Uma Proposta para uma Força Europeia Comum
A criação de um exército europeu comum não significa a dissolução dos exércitos nacionais, mas sim a integração de esforços para formar uma força mais coesa e eficiente. Aqui estão os pilares de uma proposta viável:
- Fortalecimento das Forças Nacionais Principais:
As principais potências militares europeias — como França, Alemanha, Polônia e os países nórdicos — devem formar a espinha dorsal da defesa europeia. Esses países já possuem forças robustas e devem trabalhar para aumentar a interoperabilidade, padronizando equipamentos e intensificando treinamentos conjuntos. - Criação de uma Força Permanente da UE:
A UE deve estabelecer uma força militar permanente, semelhante aos “fuzileiros navais da UE”, composta por recrutas de toda a Europa. Essa força poderia ser financiada coletivamente e operar sob um comando unificado. A língua franca seria o inglês, e o treinamento poderia ser baseado nas doutrinas de um dos principais exércitos nacionais. - Integração de Forças Menores:
Países menores, cujos exércitos nacionais contribuem pouco para a defesa coletiva, poderiam optar por integrar suas forças à estrutura europeia. Em troca, esses países reduziriam seus gastos militares individuais, transformando seus exércitos em forças de reserva ou guardas nacionais. - Comando Unificado:
A UE deve desenvolver uma estrutura de comando independente, capaz de coordenar tanto a força europeia comum quanto os exércitos nacionais. Esse comando poderia ser integrado à OTAN, mas também teria autonomia para agir caso os EUA ou outros membros da OTAN se recusem a cooperar. - Capacidades Integradas:
A UE deve investir em capacidades críticas, como transporte aéreo, reabastecimento em voo, inteligência e sistemas de comando e controle. Esses recursos, tradicionalmente fornecidos pelos EUA, são essenciais para operações militares eficazes.
Desafios e Soluções
- Controle Civil:
A força europeia comum estaria sob o controle do Conselho Europeu, garantindo supervisão política e legitimidade democrática. - Base Legal:
A criação de uma força europeia não exigiria mudanças nos tratados da UE. O Artigo 42.7 do Tratado da União Europeia já prevê que os Estados-membros usem “todos os meios ao seu alcance” para ajudar um membro vítima de agressão armada. - Países Neutros:
Países como Irlanda, Áustria e Malta, que se declaram neutros, poderiam ser convidados a apoiar a força europeia de forma simbólica, sem participar diretamente de operações militares.
Conclusão
A criação de um exército europeu comum não é mais uma utopia, mas uma necessidade urgente. A Europa não pode mais depender dos EUA para sua segurança e deve assumir a responsabilidade por sua própria defesa. Embora haja desafios significativos — burocráticos, políticos e logísticos — a integração das forças militares europeias é essencial para garantir a segurança e a estabilidade do continente.

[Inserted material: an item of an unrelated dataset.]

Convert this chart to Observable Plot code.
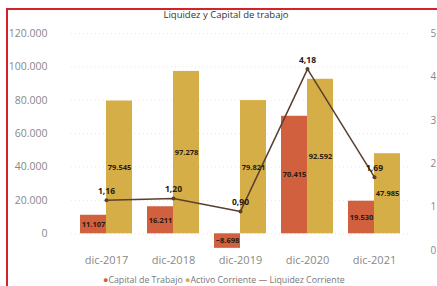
<!DOCTYPE html>
<html>
<head>
<meta charset="utf-8">
<script src="https://cdn.jsdelivr.net/npm/d3@7"></script>
<script src="https://cdn.jsdelivr.net/npm/@observablehq/plot@0.6"></script>
<style>
  html, body { margin: 0; padding: 0; background: #fff; }
  body { width: 437px; height: 286px; overflow: hidden; position: relative; font-family: "Open Sans", sans-serif; }
  #title { position: absolute; top: 8px; left: 0; width: 452px; text-align: center; font-size: 9.5px; color: #333; }
  #chart { position: absolute; top: 22px; left: 0; }
  #legend { position: absolute; top: 273px; left: 103px; font-size: 8.8px; color: #777; white-space: nowrap; }
  #legend span.sw { font-size: 9px; }
  .bl { position: absolute; left: 6px; top: 8px; width: 2px; height: 280px; background: #d2232a; }
  .bt { position: absolute; left: 6px; top: 8px; width: 440px; height: 2px; background: #d2232a; }
</style>
</head>
<body>
<div class="bl"></div>
<div class="bt"></div>
<div id="title">Liquidez y Capital de trabajo</div>
<div id="chart"></div>
<div id="legend"></div>
<script>
const years = ["dic-2017", "dic-2018", "dic-2019", "dic-2020", "dic-2021"];
const capitalTrabajo = [11107, 16211, -8698, 70415, 19530];
const activoCorriente = [79545, 97278, 79821, 92592, 47985];
const liquidezCorriente = [1.16, 1.20, 0.90, 4.18, 1.69];
const leftTicks = [0, 20000, 40000, 60000, 80000, 100000, 120000];
const rightTicks = [0, 1, 2, 3, 4, 5];
const seriesNames = ["Capital de Trabajo", "Activo Corriente", "Liquidez Corriente"];
const colors = ["#d0603e", "#d5ae47", "#5b3f2e"];

const locale = d3.formatLocale({decimal: ",", thousands: ".", grouping: [3], currency: ["", ""]});
const fmtInt = locale.format(",d");
const fmt2 = locale.format(".2f");

const leftDomain = [-10000, 120000];
const rightDomain = [0, 5];
const toLeft = d3.scaleLinear(rightDomain, leftDomain);

const data = years.map((year, i) => ({
  year, cap: capitalTrabajo[i], act: activoCorriente[i], liq: liquidezCorriente[i]
}));

const chart = Plot.plot({
  width: 437,
  height: 250,
  marginTop: 11,
  marginBottom: 22,
  marginLeft: 71,
  marginRight: 29,
  style: {fontFamily: "'Open Sans', sans-serif", background: "transparent"},
  x: {domain: years, paddingInner: 0.23, paddingOuter: 0.115, label: null},
  y: {domain: leftDomain, label: null},
  marks: [
    Plot.gridY(leftTicks, {stroke: "#d8d8d8", strokeOpacity: 0.6, strokeDasharray: "1,3"}),
    Plot.axisY(leftTicks, {anchor: "left", tickSize: 0, tickPadding: 24, tickFormat: fmtInt, fontSize: 10.5, fill: "#888", label: null}),
    Plot.axisY(rightTicks.map(toLeft), {anchor: "right", tickSize: 0, tickPadding: 22, tickFormat: d => String(Math.round(toLeft.invert(d))), fontSize: 10, fill: "#888", label: null}),
    Plot.axisX({tickSize: 0, tickPadding: 6, fontSize: 11, fill: "#888", label: null}),
    Plot.barY(data, {x: "year", y: "cap", fill: colors[0], insetRight: 26}),
    Plot.barY(data, {x: "year", y: "act", fill: colors[1], insetLeft: 26}),
    Plot.line(data, {x: "year", y: d => toLeft(d.liq), stroke: colors[2], strokeWidth: 1.5}),
    Plot.dot(data, {x: "year", y: d => toLeft(d.liq), r: 2, fill: colors[2]}),
    Plot.text(data, {x: "year", y: d => d.cap / 2, text: d => fmtInt(d.cap), dx: -13, fontSize: 7.5, fontWeight: "bold", fill: "#2a1a10"}),
    Plot.text(data, {x: "year", y: d => d.act / 2, text: d => fmtInt(d.act), dx: 13, fontSize: 7.5, fontWeight: "bold", fill: "#2a1a10"}),
    Plot.text(data, {x: "year", y: d => toLeft(d.liq), text: d => fmt2(d.liq), dy: -9, fontSize: 8.5, fontWeight: "bold", fill: "#2a1a10"})
  ]
});
document.getElementById("chart").appendChild(chart);

const legend = document.getElementById("legend");
legend.innerHTML =
  `<span class="sw" style="color:${colors[0]}">●</span>${seriesNames[0]} ` +
  `<span class="sw" style="color:${colors[1]}">●</span>${seriesNames[1]} ` +
  `<span style="color:${colors[2]}">—</span> ${seriesNames[2]}`;
</script>
</body>
</html>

A proposta de uma força europeia comum não substitui a OTAN, mas fortalece a capacidade da Europa de agir de forma independente quando necessário. Ao unir recursos, padronizar equipamentos e criar uma estrutura de comando coesa, a Europa pode se tornar um ator estratégico global, capaz de defender seus interesses e valores em um mundo cada vez mais volátil.
O momento de agir é agora. A Europa não pode mais adiar a construção de uma defesa comum. O futuro da segurança europeia depende disso.
*Max Bergmann é diretor do Programa Europa, Rússia e Eurásia e do Centro Stuart em Estudos Euro-Atlânticos e do Norte da Europa no Centro de Estudos Estratégicos e Internacionais em Washington, D.C.